Initializing a Spark Session

In [3]:
import pyspark
from pyspark.sql import SparkSession
from pyspark.sql.types import *

spark = SparkSession.builder\
  .appName('PySpark Data Processing')\
  .config('spark.ui.port', '4050').getOrCreate()
sc = spark.sparkContext

In [4]:
sc

## Noisy Neighbors

### Understanding the data

In [5]:
# Read a CSV into a dataframe, inferring the schema (see note).

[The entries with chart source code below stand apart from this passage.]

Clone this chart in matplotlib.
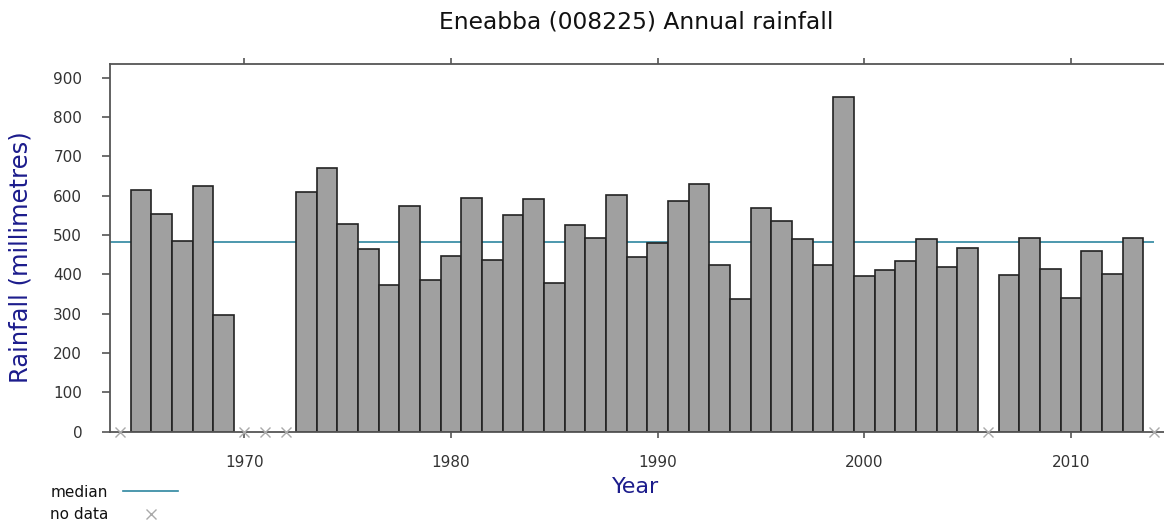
import numpy as np
import matplotlib
matplotlib.use('Agg')
import matplotlib.pyplot as plt
from matplotlib.lines import Line2D

# annual rainfall (mm)
years = [1965, 1966, 1967, 1968, 1969,
         1973, 1974, 1975, 1976, 1977, 1978, 1979, 1980, 1981, 1982,
         1983, 1984, 1985, 1986, 1987, 1988, 1989, 1990, 1991, 1992,
         1993, 1994, 1995, 1996, 1997, 1998, 1999, 2000, 2001, 2002,
         2003, 2004, 2005, 2007, 2008, 2009, 2010, 2011, 2012, 2013]
rainfall = [615, 554, 485, 625, 297,
            609, 671, 529, 465, 373, 574, 386, 447, 594, 437,
            551, 591, 379, 525, 492, 602, 443, 479, 586, 629,
            424, 337, 570, 537, 489, 425, 851, 395, 412, 435,
            489, 418, 466, 398, 492, 414, 341, 460, 402, 492]
no_data_years = [1964, 1970, 1971, 1972, 2006, 2014]
median_value = 483

title_text = 'Eneabba (008225) Annual rainfall'
label_color = '#1c1c8c'
text_color = '#333333'

fig = plt.figure(figsize=(11.64, 5.23), dpi=100)
ax = fig.add_axes([110/1164, 1 - 431.7/523, 1 - 110/1164, (431.7 - 64)/523])

ax.bar(years, rainfall, width=1.0, color='#a0a0a0', edgecolor='#222222',
       linewidth=1.2, zorder=2)
ax.hlines(median_value, 1963.5, no_data_years[-1], color='#2e86a0',
          linewidth=1.2, zorder=1)
ax.plot(no_data_years, [0] * len(no_data_years), linestyle='none', marker='x',
        color='#aaaaaa', markersize=7, markeredgewidth=1, clip_on=False, zorder=3)

ax.set_xlim(1963.5, 2014.5)
ax.set_ylim(0, 935)
ax.set_yticks(np.arange(0, 901, 100))
ax.set_xticks([1970, 1980, 1990, 2000, 2010])

for s in ['top', 'bottom', 'left']:
    ax.spines[s].set_color('#555555')
    ax.spines[s].set_linewidth(1.3)
ax.spines['right'].set_visible(False)

ax.tick_params(axis='y', direction='out', length=6, width=1.2, color='#555555',
               labelsize=11, labelcolor=text_color, pad=14)
ax.tick_params(axis='x', direction='out', length=4, width=1.2, color='#555555',
               labelsize=11, labelcolor=text_color, pad=13, top=True)

fig.text(636 / 1164, 1 - 22 / 523, title_text, ha='center', va='center',
         fontsize=16.8, color='#111111')
fig.text(21 / 1164, 1 - 257 / 523, 'Rainfall (millimetres)', rotation=90,
         ha='center', va='center', fontsize=17.5, color=label_color)
fig.text(636 / 1164, 1 - 487 / 523, 'Year', ha='center', va='center',
         fontsize=16, color=label_color)

handles = [Line2D([], [], color='#2e86a0', linewidth=1.2),
           Line2D([], [], linestyle='none', marker='x', color='#aaaaaa',
                  markersize=7, markeredgewidth=1)]
fig.legend(handles, ['median', 'no data'], loc='upper left',
           bbox_to_anchor=(36 / 1164, 1 - 471 / 523), frameon=False,
           markerfirst=False, fontsize=11, handlelength=3.6,
           handletextpad=1.0, labelspacing=0.5, labelcolor='#111111')

fig.savefig('out.png', dpi=100)
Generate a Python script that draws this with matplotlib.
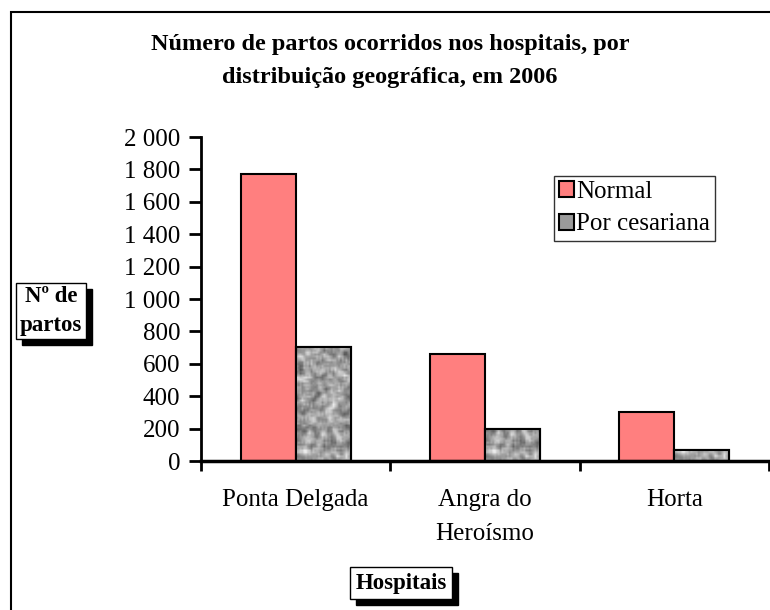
import numpy as np
import matplotlib
matplotlib.use("Agg")
import matplotlib.pyplot as plt
from matplotlib.patches import Rectangle
from numpy.lib.stride_tricks import sliding_window_view

categories = ["Ponta Delgada", "Angra do\nHeroísmo", "Horta"]
normal = [1770, 660, 305]
cesariana = [705, 195, 70]
series_names = ["Normal", "Por cesariana"]
yticks = [0, 200, 400, 600, 800, 1000, 1200, 1400, 1600, 1800, 2000]
ytick_labels = ["0", "200", "400", "600", "800", "1 000", "1 200", "1 400", "1 600", "1 800", "2 000"]

plt.rcParams['font.family'] = ['Liberation Serif', 'DejaVu Serif']

fig = plt.figure(figsize=(7.7, 6.1), dpi=100)
W, H = 770, 610

# outer frame (extends past right/bottom edges)
fig.patches.append(Rectangle((11 / W, -0.1), 1.2, (H - 12) / H + 0.1,
                             transform=fig.transFigure, fill=False,
                             edgecolor='black', linewidth=1.5))

ax = fig.add_axes([201 / W, 1 - 461 / H, (769 - 201) / W, (461 - 137) / H])
x = np.arange(len(categories))
bw = 0.29
b1 = ax.bar(x - bw / 2, normal, bw, color='#FF7F7F', edgecolor='black', linewidth=1.5,
            label=series_names[0], zorder=2)
b2 = ax.bar(x + bw / 2, cesariana, bw, color='#A8A8A8', edgecolor='black', linewidth=1.5,
            label=series_names[1], zorder=2)

# granite-like texture for cesariana bars (decorative fill only)
rng = np.random.default_rng(3)
noise = rng.random((170, 30))
pad = np.pad(noise, 1, mode='wrap')
sm = sliding_window_view(pad, (3, 3)).mean(axis=(2, 3))
sm = (sm - sm.min()) / (sm.max() - sm.min())
for r in b2:
    xx, yy = r.get_x(), r.get_y()
    w, h = r.get_width(), r.get_height()
    im = ax.imshow(sm, cmap='gray', vmin=-0.45, vmax=1.1, extent=(xx, xx + w, 0, 2000),
                   aspect='auto', zorder=2.5, interpolation='bilinear')
    im.set_clip_path(r)
    ax.add_patch(Rectangle((xx, yy), w, h, fill=False, edgecolor='black', linewidth=1.5, zorder=3))

ax.set_xlim(-0.5, 2.5)
ax.set_ylim(0, 2000)
ax.set_yticks(yticks)
ax.set_yticklabels(ytick_labels, fontsize=18)
ax.set_xticks([-0.5, 0.5, 1.5, 2.5])
ax.set_xticklabels([])
ax.set_xticks(x, minor=True)
ax.set_xticklabels(categories, minor=True, fontsize=18, linespacing=1.7)
ax.tick_params(axis='x', which='minor', length=0, pad=20)
ax.tick_params(axis='x', which='major', length=7, width=2, direction='out')
ax.tick_params(axis='y', length=9, width=2, direction='out', pad=6)
for s in ['top', 'right']:
    ax.spines[s].set_visible(False)
ax.spines['left'].set_linewidth(2)
ax.spines['bottom'].set_linewidth(2.5)

leg = ax.legend(loc='upper left', bbox_to_anchor=((554 - 201) / (769 - 201), (461 - 176) / (461 - 137)),
                fontsize=18, frameon=True, fancybox=False, edgecolor='black',
                handlelength=0.6, handleheight=0.6, handletextpad=0.1,
                borderpad=0.2, labelspacing=0.42, borderaxespad=0)
leg.get_frame().set_linewidth(1.0)
leg.legend_handles[1].set_facecolor('#9a9a9a')

fig.text(390 / W, 1 - 61 / H, "Número de partos ocorridos nos hospitais, por\ndistribuição geográfica, em 2006",
         ha='center', va='center', fontsize=17.5, fontweight='bold', linespacing=1.75)


boxes = []
def box(xc, yc, txt, pad):
    t = fig.text(xc, yc, txt, ha='center', va='center', fontsize=16.5, fontweight='bold',
                 color='black', linespacing=1.5, zorder=5,
                 bbox=dict(boxstyle='square,pad=%g' % pad, facecolor='white', edgecolor='black', linewidth=1))
    boxes.append(t)


box(51 / W, 1 - 311 / H, "Nº de\npartos", 0.15)
box(401 / W, 1 - 583 / H, "Hospitais", 0.22)

fig.canvas.draw()
for t in boxes:
    bb = t.get_bbox_patch().get_window_extent()
    fig.patches.append(Rectangle(((bb.x0 + 6) / W, (bb.y0 - 6) / H), bb.width / W, bb.height / H,
                                 transform=fig.transFigure, facecolor='black', edgecolor='black',
                                 zorder=4))

fig.savefig("out.png", dpi=100)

dataPath = "./noisy_neighbors_reports.csv"
neighbors = spark.read.format("csv")\
                .option("header","true")\
                .option("inferSchema", "true")\
                .load(dataPath)

❗❗ ***.option("inferSchema", "true")*** ❗❗

inferSchema will reuslt in Spark automatically figuring out the column types, HOWEVER, this come at the cost of reading the datat more than once and also there is no guarantee that the types will be the ones we want.

In [6]:
neighbors.show(5)

+-----------------+------------+---------+-----------+--------------+----------------------+
|    Building Type|Incident Zip|  Borough|Day of Week|Date of Report|Duration of Call (min)|
+-----------------+------------+---------+-----------+--------------+----------------------+
|     Private Home|       10462|    Bronx|          1|    2023-04-24|                    39|
|            Villa|       11086|   Queens|          7|    2023-09-03|                    13|
|            Hotel|       10068|Manhattan|          3|    2023-03-22|                     8|
|            Hotel|       10466|    Bronx|          6|    2023-06-03|                    19|
|Apartment Complex|       11217| Brooklyn|          3|    2023-11-08|                    20|
+-----------------+------------+---------+-----------+--------------+----------------------+
only showing top 5 rows



In [7]:
neighbors.printSchema()

root
 |-- Building Type: string (nullable = true)
 |-- Incident Zip: integer (nullable = true)
 |-- Borough: string (nullable = true)
 |-- Day of Week: integer (nullable = true)
 |-- Date of Report: date (nullable = true)
 |-- Duration of Call (min): integer (nullable = true)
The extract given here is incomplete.